STORY: This is Kirkenes, a small Norwegian town 15 minutes drive from Russia.
For three decades it has been a symbol of cross-border harmony in the Arctic.
Then Russia invaded Ukraine in February, and since then, its residents have been forced to face a new reality.
The local Mayor Lene Norum Bergeng.
"Our community consists of many Russians and also Ukrainians so of course it's been tough for very many. We have lived in peace for many years and now our neighbour is going to war with one of its neighbours. Of course it has affected us all."
Home to 3,500 people, of which 400 are Russian and 30 Ukrainian, Kirkenes has had bilingual street signs for decades and residents have been able to travel visa-free to Russia.
But the invasion has forced tough decisions, namely with companies seeking to reduce their dependence on Russian business.
"When the invasion happened in February I think we had the whole registry of feelings, many felt grief, anger, frustration. It has been a surreal time since then. Nobody thought this could really happen."
While non-EU Norway has applied most international sanctions, it has not shut its ports to Russian fishing vessels, a lifeline for the ports of Arctic Norway.
Despite this, at the Kimek shipyard, CEO Greger Mannsverk is worried about restructuring without losing any employees.

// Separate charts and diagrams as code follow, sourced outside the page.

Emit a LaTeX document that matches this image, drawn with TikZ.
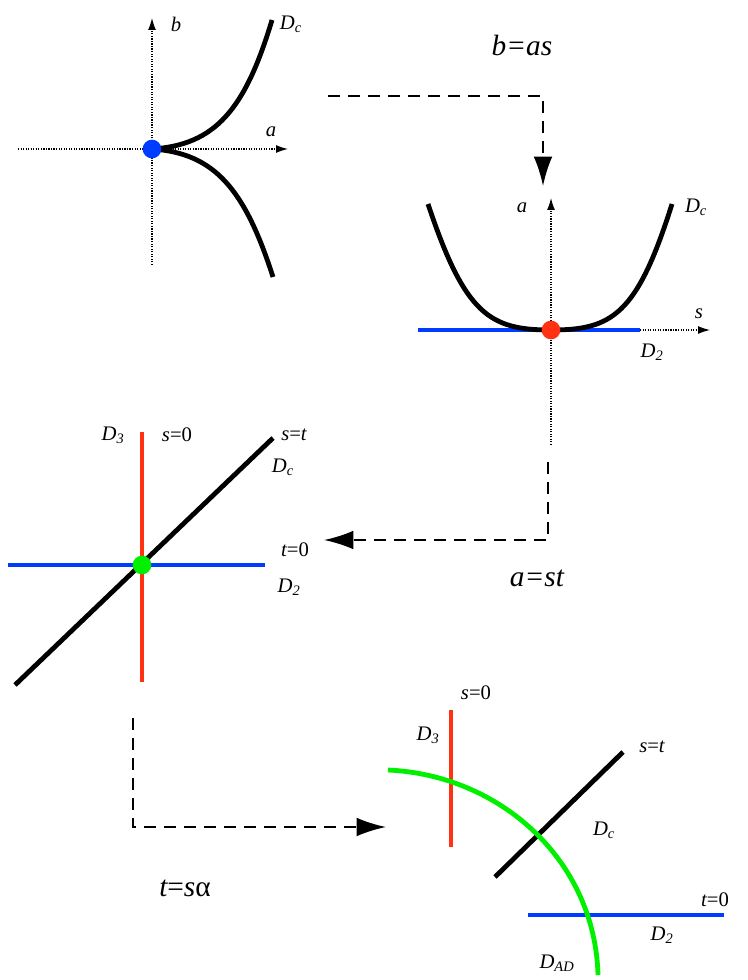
\documentclass[tikz,border=0pt]{standalone}
\usepackage{fontspec}
\setmainfont{Liberation Serif}
\usetikzlibrary{arrows.meta}
\begin{document}
\begin{tikzpicture}[x=0.75pt,y=-0.75pt,
 ax/.style={densely dotted,line width=0.9pt,-{Latex[length=9pt,width=6pt]}},
 cur/.style={line width=3.6pt},
 blu/.style={line width=3pt,draw={rgb,255:red,0;green,60;blue,255}},
 redl/.style={line width=3pt,draw={rgb,255:red,255;green,50;blue,20}},
 grn/.style={line width=3.6pt,draw={rgb,255:red,0;green,240;blue,0}},
 map/.style={dashed,dash pattern=on 9pt off 6pt,line width=1.5pt,-{Latex[length=22pt,width=14pt]}},
 lb/.style={font=\fontsize{15.5}{17}\selectfont\itshape,inner sep=1pt},
 big/.style={font=\fontsize{22}{24}\selectfont\itshape,inner sep=1pt},
 dot/.style={circle,inner sep=0pt,minimum size=14pt}]
\useasboundingbox (0,0) rectangle (747,980);
% panel 1
\coordinate (p1o) at (152,149);
\draw[ax] (152,265) -- (152,18);
\draw[ax] (18,149) -- (288,149);
\node[lb] (lb1) at (176,24) {b};
\node[lb] (la1) at (271,132) {a};
\node[lb] (ld1) at (291,24) {D\textsubscript{c}};
\draw[cur] (p1o) .. controls (215,145) and (245,110) .. (272,20);
\draw[cur] (p1o) .. controls (215,153) and (245,190) .. (273,277);
\node[dot,fill={rgb,255:red,0;green,60;blue,255}] (d1) at (p1o) {};
% map 1
\coordinate (m1a) at (328,96); \coordinate (m1b) at (543,96); \coordinate (m1c) at (543,186);
\draw[map] (m1a) -- (m1b) -- (m1c);
\node[big] (t1) at (522,45) {b=as};
% panel 2
\coordinate (p2o) at (551,330);
\draw[ax] (551,445) -- (551,198);
\draw[blu] (418,330) -- (640,330);
\draw[ax] (640,330) -- (710,330);
\node[lb] (la2) at (522,208) {a};
\node[lb] (ls2) at (699,314) {s};
\node[lb] (ld2) at (696,207) {D\textsubscript{c}};
\node[lb] (ldd2) at (652,352) {D\textsubscript{2}};
\draw[cur] (428,204) .. controls (465,315) and (490,330) .. (p2o) .. controls (612,330) and (637,315) .. (672,204);
\node[dot,fill={rgb,255:red,255;green,50;blue,20}] (d2) at (p2o) {};
% map 2
\coordinate (m2a) at (548,462); \coordinate (m2b) at (548,540); \coordinate (m2c) at (324,540);
\draw[map] (m2a) -- (m2b) -- (m2c);
\node[big] (t2) at (537,578) {a=st};
% panel 3
\draw[redl] (142,432) -- (142,682);
\draw[blu] (8,565) -- (265,565);
\draw[cur] (15,685) -- (273,438);
\node[dot,fill={rgb,255:red,0;green,240;blue,0}] (d3) at (142,565) {};
\node[lb] (l3a) at (113,435) {D\textsubscript{3}};
\node[lb] (l3b) at (177,435) {s\upshape=0};
\node[lb] (l3c) at (294,435) {s\upshape=\itshape t};
\node[lb] (l3d) at (283,467) {D\textsubscript{c}};
\node[lb] (l3e) at (295,550) {t\upshape=0};
\node[lb] (l3f) at (289,587) {D\textsubscript{2}};
% map 3
\coordinate (m3a) at (133,718); \coordinate (m3b) at (133,827); \coordinate (m3c) at (386,827);
\draw[map] (m3a) -- (m3b) -- (m3c);
\node[big] (t3) at (185,888) {t\upshape=\itshape s\upshape α};
% panel 4
\draw[redl] (451,710) -- (451,847);
\draw[cur] (495,877) -- (623,752);
\draw[blu] (528,915) -- (724,915);
\draw[grn] (388,770) .. controls (500,775) and (595,860) .. (598,975);
\node[lb] (l4a) at (476,693) {s\upshape=0};
\node[lb] (l4b) at (428,735) {D\textsubscript{3}};
\node[lb] (l4c) at (652,747) {s\upshape=\itshape t};
\node[lb] (l4d) at (604,830) {D\textsubscript{c}};
\node[lb] (l4e) at (715,900) {t\upshape=0};
\node[lb] (l4f) at (662,935) {D\textsubscript{2}};
\node[lb] (l4g) at (557,963) {D\textsubscript{AD}};
\end{tikzpicture}
\end{document}
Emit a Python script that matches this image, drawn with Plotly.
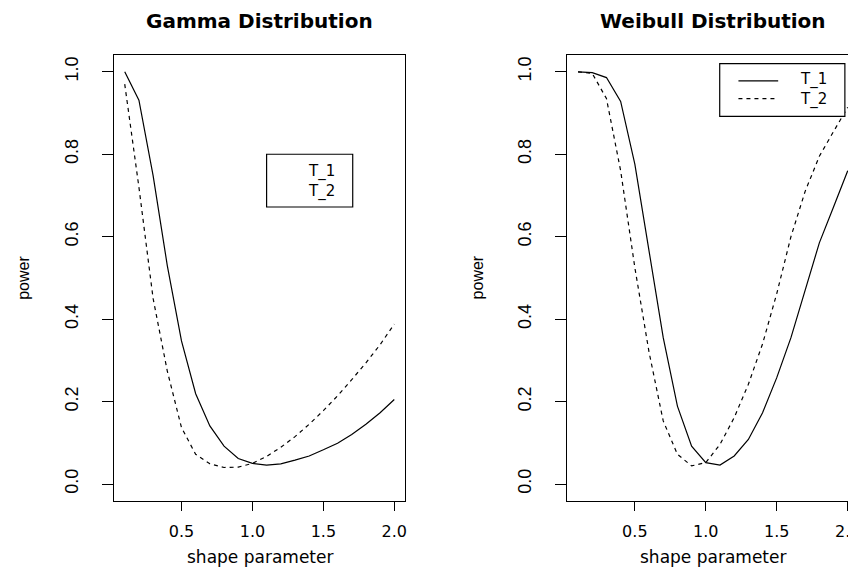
import plotly.graph_objects as go

# ---- data ----
shape = [0.1, 0.2, 0.3, 0.4, 0.5, 0.6, 0.7, 0.8, 0.9, 1.0,
         1.1, 1.2, 1.3, 1.4, 1.5, 1.6, 1.7, 1.8, 1.9, 2.0]

gamma_T1 = [1.000, 0.931, 0.748, 0.530, 0.347, 0.219, 0.141, 0.092, 0.062, 0.050,
            0.046, 0.049, 0.058, 0.068, 0.083, 0.099, 0.120, 0.145, 0.173, 0.205]
gamma_T2 = [0.970, 0.720, 0.450, 0.274, 0.137, 0.072, 0.049, 0.040, 0.041, 0.050,
            0.067, 0.089, 0.115, 0.145, 0.178, 0.214, 0.253, 0.294, 0.338, 0.388]

weibull_T1 = [1.000, 0.998, 0.986, 0.928, 0.776, 0.565, 0.355, 0.189, 0.092, 0.052,
              0.046, 0.068, 0.108, 0.173, 0.258, 0.355, 0.472, 0.585, 0.672, 0.760]
weibull_T2 = [1.000, 0.996, 0.935, 0.760, 0.525, 0.320, 0.153, 0.072, 0.044, 0.052,
              0.096, 0.161, 0.242, 0.340, 0.462, 0.600, 0.710, 0.795, 0.855, 0.914]

x_ticks = [0.5, 1.0, 1.5, 2.0]
x_tick_labels = ["0.5", "1.0", "1.5", "2.0"]
y_ticks = [0.0, 0.2, 0.4, 0.6, 0.8, 1.0]
y_tick_labels = ["0.0", "0.2", "0.4", "0.6", "0.8", "1.0"]

titles = ["Gamma Distribution", "Weibull Distribution"]
legend_labels = ["T_1", "T_2"]

# ---- figure ----
W, H = 856, 568
HFONT = "DejaVu Sans"
VFONT = "Liberation Sans Narrow, Liberation Sans, Arial"

fig = go.Figure()
line_w = 1.2
dash = "4px,4px"

fig.add_trace(go.Scatter(x=shape, y=gamma_T1, mode="lines", name=legend_labels[0],
                         line=dict(color="black", width=line_w), xaxis="x", yaxis="y"))
fig.add_trace(go.Scatter(x=shape, y=gamma_T2, mode="lines", name=legend_labels[1],
                         line=dict(color="black", width=line_w, dash=dash), xaxis="x", yaxis="y"))
fig.add_trace(go.Scatter(x=shape, y=weibull_T1, mode="lines", name=legend_labels[0],
                         line=dict(color="black", width=line_w), xaxis="x2", yaxis="y2"))
fig.add_trace(go.Scatter(x=shape, y=weibull_T2, mode="lines", name=legend_labels[1],
                         line=dict(color="black", width=line_w, dash=dash), xaxis="x2", yaxis="y2"))

ydom = [1 - 492.5 / H, 1 - 47.3 / H]
xdom1 = [106.2 / W, 398.0 / W]
xdom2 = [560.6 / W, 852.5 / W]

xaxis_common = dict(range=[0.024, 2.076], tickvals=x_ticks, ticktext=x_tick_labels,
                    ticks="outside", ticklen=9, tickwidth=1, tickcolor="black",
                    showline=True, mirror=True, linecolor="black", linewidth=1.3,
                    showgrid=False, zeroline=False,
                    tickfont=dict(family=HFONT, size=16, color="black"),
                    ticklabelstandoff=7)
yaxis_common = dict(range=[-0.04, 1.04], tickvals=y_ticks, ticktext=y_tick_labels,
                    ticks="outside", ticklen=11, tickwidth=1, tickcolor="black",
                    showline=True, mirror=True, linecolor="black", linewidth=1.3,
                    showgrid=False, zeroline=False, tickangle=-90,
                    tickfont=dict(family=VFONT, size=18, color="black"),
                    ticklabelstandoff=17)

fig.update_layout(
    width=W, height=H,
    margin=dict(l=0, r=0, t=0, b=0),
    paper_bgcolor="white", plot_bgcolor="white",
    showlegend=False,
    xaxis=dict(domain=xdom1, anchor="y", **xaxis_common),
    yaxis=dict(domain=ydom, anchor="x", **yaxis_common),
    xaxis2=dict(domain=xdom2, anchor="y2", **xaxis_common),
    yaxis2=dict(domain=ydom, anchor="x2", **yaxis_common),
)

ann = []
centers = [(xdom1[0] + xdom1[1]) / 2, (xdom2[0] + xdom2[1]) / 2]
for i, c in enumerate(centers):
    ann.append(dict(text="<b>" + titles[i] + "</b>", x=c, y=1 - 13 / H, xref="paper", yref="paper",
                    showarrow=False, xanchor="center", yanchor="middle",
                    font=dict(family=HFONT, size=20, color="black")))
    ann.append(dict(text="shape parameter", x=c, y=1 - 549 / H, xref="paper", yref="paper",
                    showarrow=False, xanchor="center", yanchor="middle",
                    font=dict(family=HFONT, size=17, color="black")))
ymid = (ydom[0] + ydom[1]) / 2
for px in (16, 470.6):
    ann.append(dict(text="power", x=px / W, y=ymid, xref="paper", yref="paper",
                    showarrow=False, xanchor="center", yanchor="middle", textangle=-90,
                    font=dict(family=VFONT, size=16, color="black")))

legend_text = "<br>".join(legend_labels)

# legend (left panel: text only, as in the reference)
shapes = []
shapes.append(dict(type="rect", xref="x", yref="y", x0=1.10, x1=1.707, y0=0.672, y1=0.800,
                   line=dict(color="black", width=1.2), fillcolor="white", layer="above"))
ann.append(dict(text=legend_text, x=1.379, y=0.734, xref="x", yref="y", showarrow=False,
                xanchor="left", yanchor="middle", align="left",
                font=dict(family=HFONT, size=15, color="black")))

# legend (right panel)
shapes.append(dict(type="rect", xref="x2", yref="y2", x0=1.098, x1=1.98, y0=0.892, y1=1.02,
                   line=dict(color="black", width=1.2), fillcolor="white", layer="above"))
for yy, d in zip([0.978, 0.935], ["solid", dash]):
    shapes.append(dict(type="line", xref="x2", yref="y2", x0=1.23, x1=1.51, y0=yy, y1=yy,
                       line=dict(color="black", width=line_w, dash=d), layer="above"))
ann.append(dict(text=legend_text, x=1.648, y=0.9565, xref="x2", yref="y2", showarrow=False,
                xanchor="left", yanchor="middle", align="left",
                font=dict(family=HFONT, size=15, color="black")))

fig.update_layout(annotations=ann, shapes=shapes)
fig.write_html("out.html")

"I'm not planning for a future without the Russian vessels but I am planning for a future when the Russian clients are not the major ones. That is important. So I still hope that the turnover from the Russian side will be the same but the percentage that today is 70%, should be maybe 20%."
Norwegian Prime Minister Jonas Gahr Stoere is hopeful cross-border cooperation will resume in full before long.
“There will be a day after, at some stage, I don't know when. And I think the spirit of the people living in this municipality is that borders should be respected, but there should also be contact."
For now, the Arctic town in NATO's Norway is freezing ties with its eastern neighbour.